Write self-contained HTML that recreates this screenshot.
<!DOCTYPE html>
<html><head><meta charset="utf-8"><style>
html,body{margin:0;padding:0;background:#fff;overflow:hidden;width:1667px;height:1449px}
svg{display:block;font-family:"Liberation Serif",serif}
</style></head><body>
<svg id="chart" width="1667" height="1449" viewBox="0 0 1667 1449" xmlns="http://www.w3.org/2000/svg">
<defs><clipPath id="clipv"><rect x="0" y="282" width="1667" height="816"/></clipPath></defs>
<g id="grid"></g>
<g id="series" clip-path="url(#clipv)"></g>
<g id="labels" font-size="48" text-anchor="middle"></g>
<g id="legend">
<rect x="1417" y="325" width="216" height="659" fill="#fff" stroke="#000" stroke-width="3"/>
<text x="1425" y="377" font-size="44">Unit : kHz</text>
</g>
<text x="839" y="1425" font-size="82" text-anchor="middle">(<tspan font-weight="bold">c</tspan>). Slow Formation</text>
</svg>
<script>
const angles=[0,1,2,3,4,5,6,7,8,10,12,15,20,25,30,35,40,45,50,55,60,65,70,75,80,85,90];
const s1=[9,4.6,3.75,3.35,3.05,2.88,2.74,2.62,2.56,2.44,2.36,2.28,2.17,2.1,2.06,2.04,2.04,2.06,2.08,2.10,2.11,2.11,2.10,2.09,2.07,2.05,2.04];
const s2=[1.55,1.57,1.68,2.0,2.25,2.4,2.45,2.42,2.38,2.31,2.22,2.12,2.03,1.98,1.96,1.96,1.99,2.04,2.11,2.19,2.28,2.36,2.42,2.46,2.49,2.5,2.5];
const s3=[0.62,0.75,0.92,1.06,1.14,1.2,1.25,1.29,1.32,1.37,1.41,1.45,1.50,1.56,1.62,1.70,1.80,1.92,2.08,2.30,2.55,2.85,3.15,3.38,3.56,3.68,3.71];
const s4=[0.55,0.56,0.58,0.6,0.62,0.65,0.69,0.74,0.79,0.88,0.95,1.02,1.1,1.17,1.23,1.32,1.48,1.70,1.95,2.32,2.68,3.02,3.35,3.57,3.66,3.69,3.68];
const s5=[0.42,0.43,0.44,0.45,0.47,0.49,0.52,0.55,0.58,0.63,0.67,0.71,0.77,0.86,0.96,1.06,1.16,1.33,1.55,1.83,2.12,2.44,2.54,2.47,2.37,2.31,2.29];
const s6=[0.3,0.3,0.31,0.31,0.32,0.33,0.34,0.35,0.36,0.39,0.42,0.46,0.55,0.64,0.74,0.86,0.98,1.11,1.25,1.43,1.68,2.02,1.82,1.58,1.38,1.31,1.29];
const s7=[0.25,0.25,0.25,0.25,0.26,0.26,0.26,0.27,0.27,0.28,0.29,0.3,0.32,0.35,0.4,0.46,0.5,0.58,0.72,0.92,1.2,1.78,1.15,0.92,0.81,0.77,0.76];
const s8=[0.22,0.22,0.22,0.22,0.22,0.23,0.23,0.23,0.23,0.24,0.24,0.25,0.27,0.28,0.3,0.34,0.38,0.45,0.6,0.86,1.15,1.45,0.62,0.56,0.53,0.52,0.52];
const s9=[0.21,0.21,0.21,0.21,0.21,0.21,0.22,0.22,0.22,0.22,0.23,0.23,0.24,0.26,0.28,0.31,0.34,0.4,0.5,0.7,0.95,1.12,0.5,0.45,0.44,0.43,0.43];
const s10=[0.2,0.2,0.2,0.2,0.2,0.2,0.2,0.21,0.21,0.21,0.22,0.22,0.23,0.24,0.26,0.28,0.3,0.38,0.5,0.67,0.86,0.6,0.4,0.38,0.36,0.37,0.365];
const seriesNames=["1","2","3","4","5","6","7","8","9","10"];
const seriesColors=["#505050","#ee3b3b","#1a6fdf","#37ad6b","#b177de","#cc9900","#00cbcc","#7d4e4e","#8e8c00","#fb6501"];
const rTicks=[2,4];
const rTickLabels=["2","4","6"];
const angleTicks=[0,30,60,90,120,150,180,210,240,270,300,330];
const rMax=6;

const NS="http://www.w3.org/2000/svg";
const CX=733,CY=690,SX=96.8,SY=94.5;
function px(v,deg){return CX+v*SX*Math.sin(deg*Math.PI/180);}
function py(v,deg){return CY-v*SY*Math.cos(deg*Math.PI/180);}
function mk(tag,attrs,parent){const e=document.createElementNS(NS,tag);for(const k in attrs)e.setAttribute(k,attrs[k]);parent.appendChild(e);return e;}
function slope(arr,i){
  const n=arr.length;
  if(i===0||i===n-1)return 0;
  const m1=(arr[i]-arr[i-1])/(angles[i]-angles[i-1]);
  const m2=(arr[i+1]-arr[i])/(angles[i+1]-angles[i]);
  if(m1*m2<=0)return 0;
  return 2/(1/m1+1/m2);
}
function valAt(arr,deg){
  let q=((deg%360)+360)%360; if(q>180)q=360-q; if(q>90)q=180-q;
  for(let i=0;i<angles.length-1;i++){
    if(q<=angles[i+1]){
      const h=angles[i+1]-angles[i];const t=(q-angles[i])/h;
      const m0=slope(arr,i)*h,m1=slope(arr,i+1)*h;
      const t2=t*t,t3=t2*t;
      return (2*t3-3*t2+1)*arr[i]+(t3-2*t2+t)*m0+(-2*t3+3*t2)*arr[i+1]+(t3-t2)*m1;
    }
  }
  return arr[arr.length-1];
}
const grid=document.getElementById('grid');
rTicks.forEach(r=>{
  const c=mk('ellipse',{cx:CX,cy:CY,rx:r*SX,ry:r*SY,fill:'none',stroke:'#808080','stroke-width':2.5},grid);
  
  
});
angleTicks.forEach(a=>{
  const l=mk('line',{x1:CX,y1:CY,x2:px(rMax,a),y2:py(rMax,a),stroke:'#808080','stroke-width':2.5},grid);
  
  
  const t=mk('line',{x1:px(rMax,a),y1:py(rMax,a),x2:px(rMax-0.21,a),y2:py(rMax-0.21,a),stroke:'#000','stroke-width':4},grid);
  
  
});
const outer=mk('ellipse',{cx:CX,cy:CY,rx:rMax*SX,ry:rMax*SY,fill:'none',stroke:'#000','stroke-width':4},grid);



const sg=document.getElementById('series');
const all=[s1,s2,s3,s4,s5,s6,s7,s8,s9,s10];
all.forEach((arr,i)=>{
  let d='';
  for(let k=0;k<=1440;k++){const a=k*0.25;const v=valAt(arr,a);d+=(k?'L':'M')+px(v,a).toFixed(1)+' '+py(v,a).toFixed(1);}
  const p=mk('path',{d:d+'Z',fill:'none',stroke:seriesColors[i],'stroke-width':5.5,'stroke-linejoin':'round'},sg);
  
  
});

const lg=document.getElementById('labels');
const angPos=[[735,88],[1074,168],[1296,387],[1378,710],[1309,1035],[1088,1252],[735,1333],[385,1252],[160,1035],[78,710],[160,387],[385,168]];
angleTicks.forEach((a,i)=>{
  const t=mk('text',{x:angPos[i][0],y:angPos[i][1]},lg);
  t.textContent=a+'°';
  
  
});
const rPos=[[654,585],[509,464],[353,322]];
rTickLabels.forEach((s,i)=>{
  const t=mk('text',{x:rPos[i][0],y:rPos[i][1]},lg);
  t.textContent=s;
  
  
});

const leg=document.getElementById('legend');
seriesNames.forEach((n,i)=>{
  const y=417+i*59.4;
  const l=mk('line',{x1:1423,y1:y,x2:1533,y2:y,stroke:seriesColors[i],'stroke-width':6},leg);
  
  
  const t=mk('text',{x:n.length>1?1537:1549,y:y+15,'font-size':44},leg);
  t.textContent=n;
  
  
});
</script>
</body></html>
* * *
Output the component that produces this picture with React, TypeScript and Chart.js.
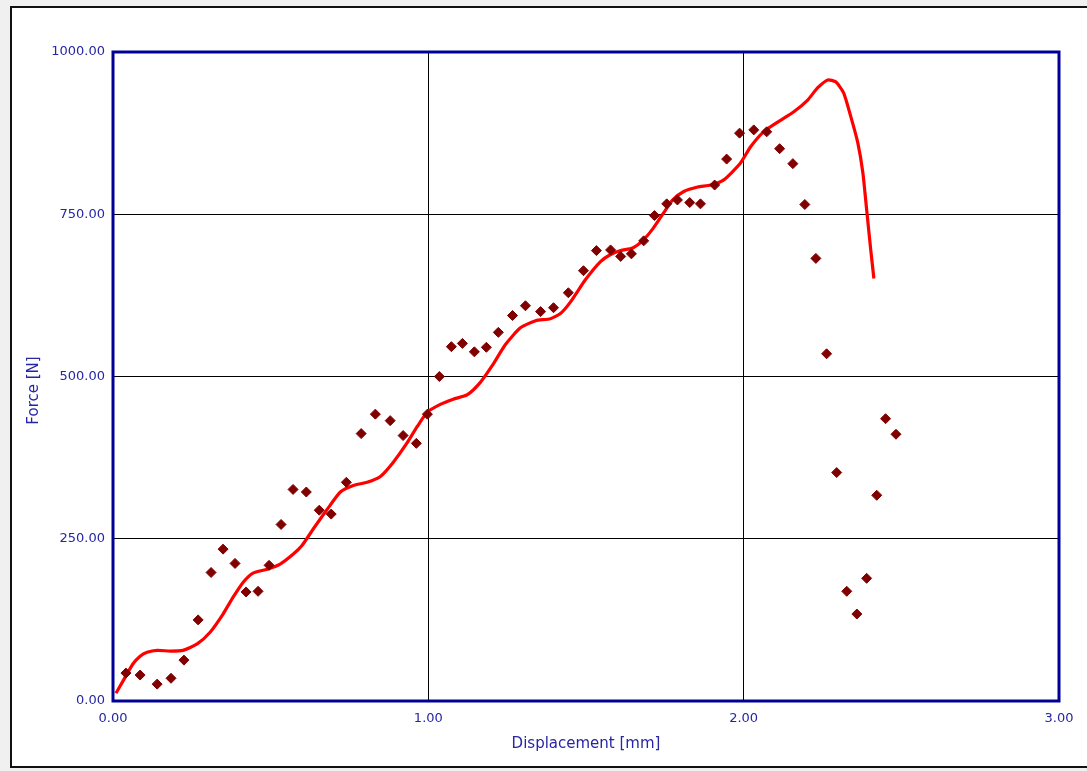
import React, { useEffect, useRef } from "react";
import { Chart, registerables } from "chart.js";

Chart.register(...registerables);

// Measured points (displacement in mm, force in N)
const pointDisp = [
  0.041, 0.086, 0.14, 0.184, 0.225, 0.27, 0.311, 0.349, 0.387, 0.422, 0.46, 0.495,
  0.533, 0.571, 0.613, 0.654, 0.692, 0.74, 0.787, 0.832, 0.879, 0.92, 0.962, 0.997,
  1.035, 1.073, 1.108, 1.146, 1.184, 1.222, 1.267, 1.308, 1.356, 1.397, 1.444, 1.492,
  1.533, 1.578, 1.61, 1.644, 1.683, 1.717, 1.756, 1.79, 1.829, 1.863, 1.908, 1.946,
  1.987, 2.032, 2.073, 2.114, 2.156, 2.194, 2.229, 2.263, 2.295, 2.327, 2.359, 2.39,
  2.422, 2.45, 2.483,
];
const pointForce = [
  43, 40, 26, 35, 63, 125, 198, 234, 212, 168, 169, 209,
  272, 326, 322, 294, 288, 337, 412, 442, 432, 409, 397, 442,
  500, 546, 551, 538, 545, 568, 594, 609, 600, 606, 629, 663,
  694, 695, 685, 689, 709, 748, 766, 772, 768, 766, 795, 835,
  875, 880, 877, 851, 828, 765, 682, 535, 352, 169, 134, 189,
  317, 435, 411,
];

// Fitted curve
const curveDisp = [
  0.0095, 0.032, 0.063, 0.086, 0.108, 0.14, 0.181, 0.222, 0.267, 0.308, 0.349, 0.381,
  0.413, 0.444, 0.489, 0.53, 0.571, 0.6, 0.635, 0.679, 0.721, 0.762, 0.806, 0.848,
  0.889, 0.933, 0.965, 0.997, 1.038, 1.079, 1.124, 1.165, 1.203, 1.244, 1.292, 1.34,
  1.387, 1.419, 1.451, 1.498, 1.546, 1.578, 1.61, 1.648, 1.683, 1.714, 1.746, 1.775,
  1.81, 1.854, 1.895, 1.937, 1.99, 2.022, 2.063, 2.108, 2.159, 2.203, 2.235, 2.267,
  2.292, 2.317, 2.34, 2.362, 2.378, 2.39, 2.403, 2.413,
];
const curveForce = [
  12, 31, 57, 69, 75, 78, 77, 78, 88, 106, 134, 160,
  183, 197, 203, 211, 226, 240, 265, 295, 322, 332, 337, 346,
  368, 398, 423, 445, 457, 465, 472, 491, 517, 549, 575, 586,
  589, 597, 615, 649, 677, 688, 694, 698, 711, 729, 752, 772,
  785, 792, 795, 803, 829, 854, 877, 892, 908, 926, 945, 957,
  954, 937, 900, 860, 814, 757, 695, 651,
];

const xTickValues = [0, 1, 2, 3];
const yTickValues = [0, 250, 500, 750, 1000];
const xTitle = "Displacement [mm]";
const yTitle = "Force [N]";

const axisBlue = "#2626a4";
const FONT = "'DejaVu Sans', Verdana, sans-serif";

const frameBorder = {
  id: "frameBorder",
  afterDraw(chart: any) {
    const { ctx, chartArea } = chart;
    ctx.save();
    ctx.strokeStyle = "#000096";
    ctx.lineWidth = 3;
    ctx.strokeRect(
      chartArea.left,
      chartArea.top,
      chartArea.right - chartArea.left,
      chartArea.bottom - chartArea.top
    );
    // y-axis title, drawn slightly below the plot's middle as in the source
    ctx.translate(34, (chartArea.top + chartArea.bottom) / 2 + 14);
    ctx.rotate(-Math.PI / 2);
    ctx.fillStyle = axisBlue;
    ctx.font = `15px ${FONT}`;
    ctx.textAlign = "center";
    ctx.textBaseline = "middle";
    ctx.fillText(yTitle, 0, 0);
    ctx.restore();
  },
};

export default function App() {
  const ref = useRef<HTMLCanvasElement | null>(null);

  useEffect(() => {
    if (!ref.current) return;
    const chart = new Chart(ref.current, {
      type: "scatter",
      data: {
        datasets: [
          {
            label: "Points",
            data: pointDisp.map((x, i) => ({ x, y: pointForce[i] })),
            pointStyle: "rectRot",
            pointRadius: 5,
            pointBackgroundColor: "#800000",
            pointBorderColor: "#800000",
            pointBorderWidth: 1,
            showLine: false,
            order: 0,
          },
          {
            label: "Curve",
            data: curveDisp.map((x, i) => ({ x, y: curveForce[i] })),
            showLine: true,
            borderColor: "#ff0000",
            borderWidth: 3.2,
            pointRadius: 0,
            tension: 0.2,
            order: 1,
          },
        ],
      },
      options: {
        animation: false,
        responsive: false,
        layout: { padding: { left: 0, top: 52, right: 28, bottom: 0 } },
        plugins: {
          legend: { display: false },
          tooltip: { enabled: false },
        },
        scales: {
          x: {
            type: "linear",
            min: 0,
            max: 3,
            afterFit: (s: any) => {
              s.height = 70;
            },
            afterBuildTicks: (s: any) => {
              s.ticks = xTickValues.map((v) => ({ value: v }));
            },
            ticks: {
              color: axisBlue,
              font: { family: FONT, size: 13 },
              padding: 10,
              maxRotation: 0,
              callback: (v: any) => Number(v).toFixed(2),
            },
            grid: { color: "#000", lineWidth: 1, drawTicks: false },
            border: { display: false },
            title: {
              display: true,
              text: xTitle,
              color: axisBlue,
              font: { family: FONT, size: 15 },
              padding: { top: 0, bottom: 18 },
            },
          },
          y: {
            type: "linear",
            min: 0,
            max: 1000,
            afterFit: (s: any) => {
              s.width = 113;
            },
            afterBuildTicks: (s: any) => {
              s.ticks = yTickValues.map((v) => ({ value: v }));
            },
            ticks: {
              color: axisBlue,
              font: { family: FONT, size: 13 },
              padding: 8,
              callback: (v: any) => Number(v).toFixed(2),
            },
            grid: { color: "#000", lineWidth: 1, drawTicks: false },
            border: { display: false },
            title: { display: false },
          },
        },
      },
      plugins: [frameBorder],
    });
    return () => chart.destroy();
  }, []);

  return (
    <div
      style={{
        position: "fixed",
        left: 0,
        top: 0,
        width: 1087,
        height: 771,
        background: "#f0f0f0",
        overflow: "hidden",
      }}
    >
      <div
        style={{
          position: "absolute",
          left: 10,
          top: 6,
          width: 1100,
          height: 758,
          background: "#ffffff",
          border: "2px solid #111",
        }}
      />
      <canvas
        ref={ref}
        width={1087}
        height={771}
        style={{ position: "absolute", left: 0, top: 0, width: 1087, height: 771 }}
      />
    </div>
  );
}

- Stated exercise:
Leave out the pictures and give again exactly the lines from the one with "Output the component" through the one with "Chart.register(...registerables);", and no others.

- The solution:
Output the component that produces this picture with React, TypeScript and Chart.js.
import React, { useEffect, useRef } from "react";
import { Chart, registerables } from "chart.js";

Chart.register(...registerables);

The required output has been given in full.